Monday, January 07, 2013

Elitists in the Senate don't want an enlisted man in charge at the Pentagon

The President has decided to stick by his original intent to nominate former Senator Chuck Hagel, a Republican from Nebraska, as the new Secretary of Defense, to replace Leon Panetta.

Many Senators, especially among Hagel's former Republican colleagues are gearing up to oppose him. The truth is that whatever other issues they may have (and we will look at those,) there is one underlying fact: Chuck Hagel, if confirmed will be something that other Secretaries of Defense have not been. A combat veteran and an enlisted man rather than an officer. Hagel rose to the rank of sergeant and served in Vietnam, as a squad leader, where he was awarded the Vietnamese Cross of Gallantry and a commendation, as well as two purple hearts.

Fundamentally, that's what it comes down to. The Senators who will be sitting in judgement of Chuck Hagel are largely Ivy League educated, and often had things handed to them along the way. If they did serve in the military, they were officers, not 'grunts,' as enlisted soldiers are sometimes called. So they were much more comfortable confirming Secretaries of Defense like the past several, i.e. Leon Panetta (who was an army intelligence officer,) Robert Gates (who went directly into the CIA,) Donald Rumsfeld (an officer and flight instructor in the peacetime navy,) Bill Cohen (who was never in the military) William Perry (who was briefly an enlisted man in the peacetime military but later became an officer,) Les Aspin (an officer who served during Vietnam as a systems analyst in the Pentagon,) Dick Cheney(who subsisted on several college deferments to avoid going to Vietnam, though as Secretary of Defense under George H.W. Bush and later Vice President he was perfectly agreeable to sending other people off to fight,) Frank Carlucci (a naval officer who never saw combat) and Caspar Weinberger (a captain on Douglas MacArthur's intelligence staff who never saw combat.) IN FACT, IF CHUCK HAGEL BECOMES SECRETARY OF DEFENSE HE WOULD BE THE FIRST SOLDIER TO GO THROUGH HIS CAREER AS AN ENLISTED MAN EVER TO HOLD THE OFFICE! He would also be the first combat veteran since Elliot Richardson, a Nixon administration official who led a platoon at Normandy as a young lieutanant. Later, after he had served as Secretary of Defense, Richardson became the Attorney General and showed he had much the same stuff as Hagel when he resigned rather than fire the Special Watergate Prosecutor on direct orders from the President. Even Richardson was an officer, however. The idea of an enlisted man giving orders to the entire military is upsetting and shocking to elitists in the Senate who believe that a military man must at least have received a commission before daring to stand before them and ask permission to serve in the office.
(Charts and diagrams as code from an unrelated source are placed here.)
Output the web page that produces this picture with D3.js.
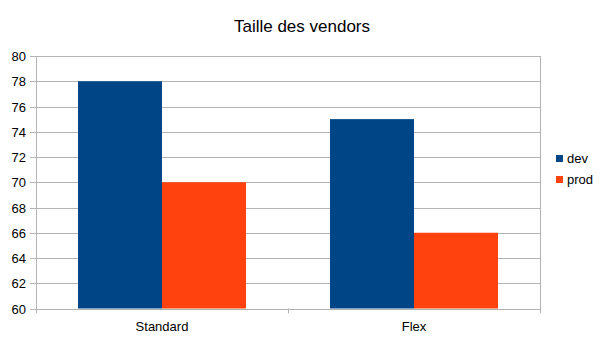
<!DOCTYPE html>
<html>
<head>
<meta charset="UTF-8">
<script src="https://d3js.org/d3.v7.min.js"></script>
<style>
  body { margin: 0; background: #fff; }
  svg { display: block; font-family: "Liberation Sans", Arial, sans-serif; }
</style>
</head>
<body>
<svg width="605" height="340"></svg>
<script>
const categories = ["Standard", "Flex"];
const seriesNames = ["dev", "prod"];
const dev = [78, 75];
const prod = [70, 66];
const colors = ["#004586", "#ff420e"];
const yTicks = [60, 62, 64, 66, 68, 70, 72, 74, 76, 78, 80];

const svg = d3.select("svg");
const plotLeft = 36, plotRight = 540, plotTop = 56, plotBottom = 308.5;

const x = d3.scaleBand().domain(categories).range([plotLeft, plotRight]);
const xs = d3.scaleBand().domain(seriesNames).range([0, x.bandwidth()]).paddingOuter(0.5);
const y = d3.scaleLinear().domain([60, 80]).range([plotBottom, plotTop]);

// title
svg.append("text").attr("x", 302).attr("y", 32).attr("text-anchor", "middle")
  .attr("font-size", 17).attr("fill", "#000").text("Taille des vendors");

// gridlines
svg.append("g").selectAll("line").data(yTicks).join("line")
  .attr("x1", plotLeft - 6).attr("x2", plotRight)
  .attr("y1", d => Math.round(y(d)) + 0.5).attr("y2", d => Math.round(y(d)) + 0.5)
  .attr("stroke", "#b3b3b3").attr("stroke-width", 1);

// y labels
svg.append("g").selectAll("text").data(yTicks).join("text")
  .attr("x", 26).attr("y", d => y(d) + 5).attr("text-anchor", "end")
  .attr("font-size", 13).attr("fill", "#000").text(d => d);

// bars
const data = categories.map((c, i) => ({ c, vals: [dev[i], prod[i]] }));
const g = svg.append("g").selectAll("g").data(data).join("g")
  .attr("transform", d => `translate(${x(d.c)},0)`);
g.selectAll("rect").data(d => d.vals.map((v, j) => ({ s: seriesNames[j], v, j })))
  .join("rect")
  .attr("x", d => xs(d.s)).attr("width", xs.bandwidth())
  .attr("y", d => y(d.v)).attr("height", d => y(60) - y(d.v))
  .attr("fill", d => colors[d.j]);

// axes lines
svg.append("line").attr("x1", plotLeft + 0.5).attr("x2", plotLeft + 0.5).attr("y1", plotTop).attr("y2", plotBottom + 5)
  .attr("stroke", "#b3b3b3");
svg.append("line").attr("x1", plotRight + 0.5).attr("x2", plotRight + 0.5).attr("y1", plotTop).attr("y2", plotBottom + 5)
  .attr("stroke", "#b3b3b3");
svg.append("line").attr("x1", x(categories[1]) + 0.5).attr("x2", x(categories[1]) + 0.5)
  .attr("y1", plotBottom).attr("y2", plotBottom + 5).attr("stroke", "#b3b3b3");
svg.append("line").attr("x1", plotLeft).attr("x2", plotRight).attr("y1", Math.round(plotBottom) + 0.5).attr("y2", Math.round(plotBottom) + 0.5)
  .attr("stroke", "#b3b3b3");

// x labels
svg.append("g").selectAll("text").data(categories).join("text")
  .attr("x", d => x(d) + x.bandwidth() / 2).attr("y", 331).attr("text-anchor", "middle")
  .attr("font-size", 13).attr("fill", "#000").text(d => d);

// legend
const lg = svg.append("g").selectAll("g").data(seriesNames).join("g")
  .attr("transform", (d, i) => `translate(556,${155 + i * 21})`);
lg.append("rect").attr("width", 7).attr("height", 7).attr("fill", (d, i) => colors[i]);
lg.append("text").attr("x", 11).attr("y", 8).attr("font-size", 13).attr("fill", "#000").text(d => d);
</script>
</body>
</html>
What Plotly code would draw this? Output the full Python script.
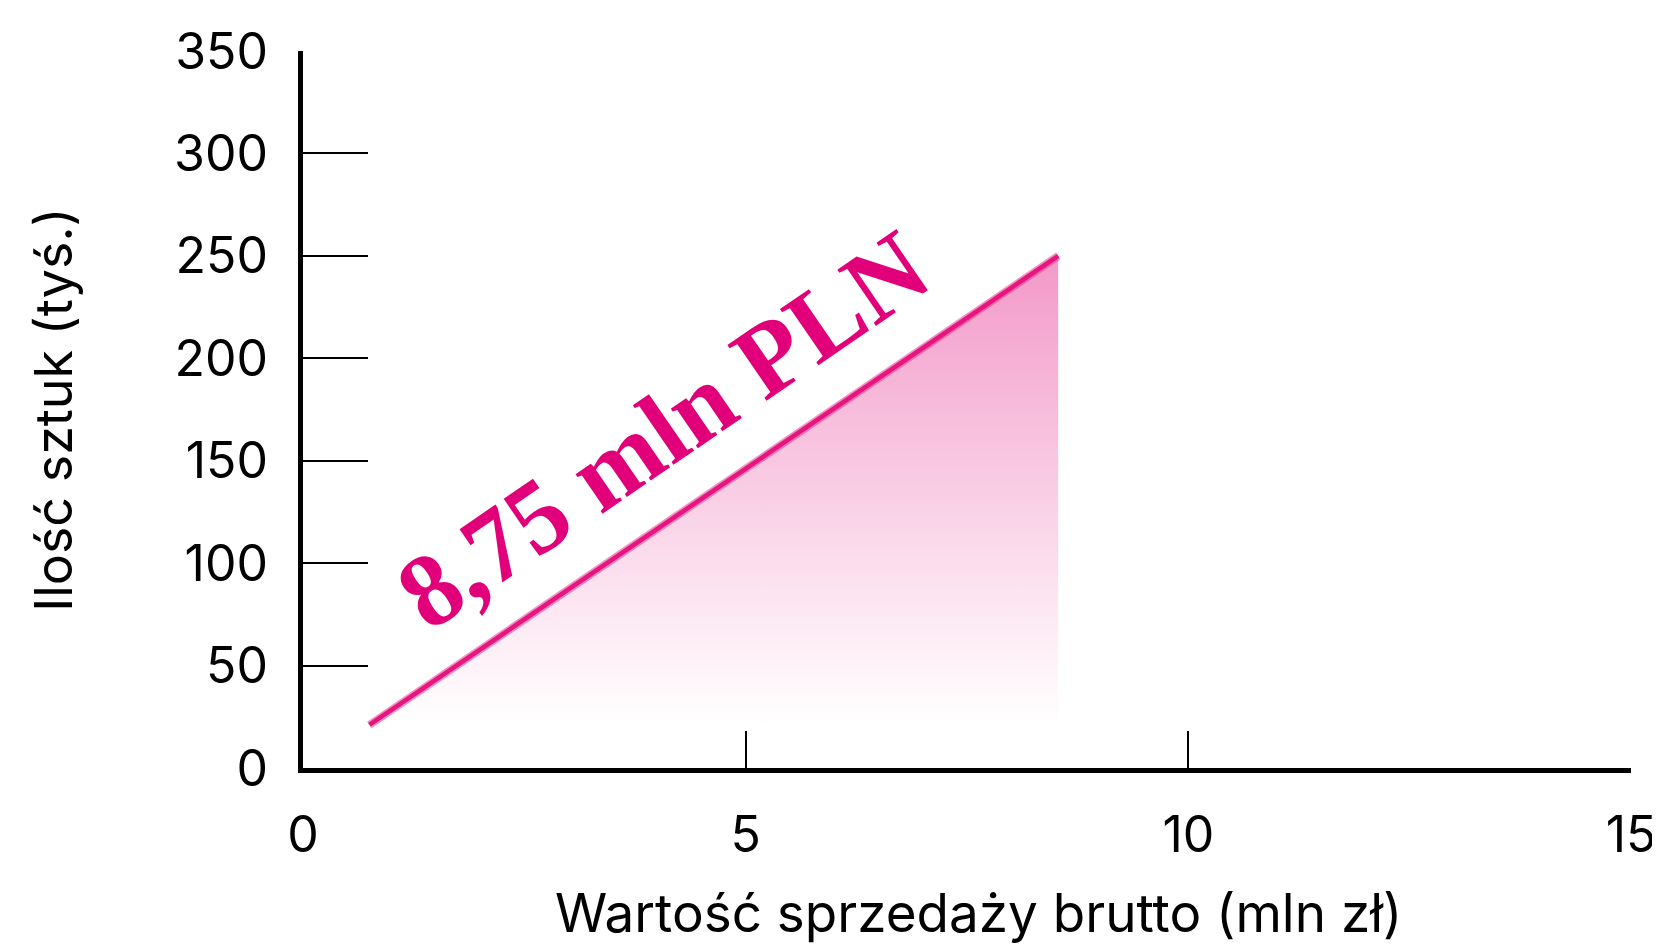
import plotly.graph_objects as go

# Data
line_x = [0.75, 8.53]          # mln zł
line_y = [21, 250]             # tys. sztuk
label_text = "8,75 mln PLN"
label_pos = (4.06, 165)

x_ticks = [0, 5, 10, 15]
y_ticks = [0, 50, 100, 150, 200, 250, 300, 350]

x_title = "Wartość sprzedaży brutto (mln zł)"
y_title = "Ilość sztuk (tyś.)"

FONT = "Inter"
PINK = "#E2007A"

fig = go.Figure()

# gradient area under the line
fig.add_trace(go.Scatter(
    x=[line_x[0], line_x[1], line_x[1], line_x[0]],
    y=[line_y[0], line_y[1], line_y[0], line_y[0]],
    mode="none",
    fill="toself",
    fillgradient=dict(
        type="vertical",
        colorscale=[[0, "rgba(244,160,203,0)"], [1, "rgba(242,152,200,1)"]],
    ),
    hoverinfo="skip",
    showlegend=False,
))

# textured pink line (approximation)
fig.add_trace(go.Scatter(
    x=line_x, y=line_y, mode="lines",
    line=dict(color="rgba(232,40,138,0.5)", width=8),
    hoverinfo="skip", showlegend=False,
))
fig.add_trace(go.Scatter(
    x=line_x, y=line_y, mode="lines",
    line=dict(color="#E6157F", width=4.5),
    showlegend=False,
))

fig.add_annotation(
    x=label_pos[0], y=label_pos[1], xref="x", yref="y",
    text="<b>" + label_text + "</b>", showarrow=False,
    textangle=-34.5,
    font=dict(family="Liberation Serif, DejaVu Serif, serif", size=104, color=PINK),
)

# axis titles as annotations (positioned like the reference)
fig.add_annotation(
    x=0.509, y=-0.202, xref="paper", yref="paper",
    text=x_title, showarrow=False, xanchor="center", yanchor="middle",
    font=dict(family=FONT, size=53, color="black"),
)
fig.add_annotation(
    x=-0.188, y=0.5, xref="paper", yref="paper",
    text=y_title, showarrow=False, xanchor="center", yanchor="middle",
    textangle=-90,
    font=dict(family=FONT, size=52, color="black"),
)

fig.update_xaxes(
    range=[0, 15], tickvals=x_ticks, ticktext=[str(v) for v in x_ticks],
    showline=True, linecolor="black", linewidth=5,
    ticks="inside", ticklen=37, tickwidth=2, tickcolor="black",
    showgrid=False, zeroline=False,
    tickfont=dict(family=FONT, size=50, color="black"),
    ticklabelstandoff=19,
    automargin=False,
)
fig.update_yaxes(
    range=[0, 350], tickvals=y_ticks, ticktext=[str(v) for v in y_ticks],
    showline=True, linecolor="black", linewidth=5,
    ticks="inside", ticklen=65, tickwidth=2, tickcolor="black",
    showgrid=False, zeroline=False,
    tickfont=dict(family=FONT, size=50, color="black"),
    ticklabelstandoff=20,
    automargin=False,
)

fig.update_layout(
    width=1652, height=939,
    margin=dict(l=295, r=29, t=43, b=179),
    paper_bgcolor="white", plot_bgcolor="white",
    showlegend=False,
)

fig.write_html("out.html")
Traditionally, Presidents have had the right to select their cabinet members, with the term, 'advice and consent of the Senate,' mainly a formality. In fact, in the past century, only three cabinet nominees were not approved by the Senate. In 1925, Calvin Coolidge nominated Charles B. Warren for Attorney General. The Senate rejected Warren over his ties to the 'sugar trust,' a consortium of sugar companies that had been attempting to gain monopolistic control over the industry. The Senate rejected him, 41-39 (with over a dozen Senators abstaining.) Coolidge stupidly re-nominated Warren, and the Senate rejected him again.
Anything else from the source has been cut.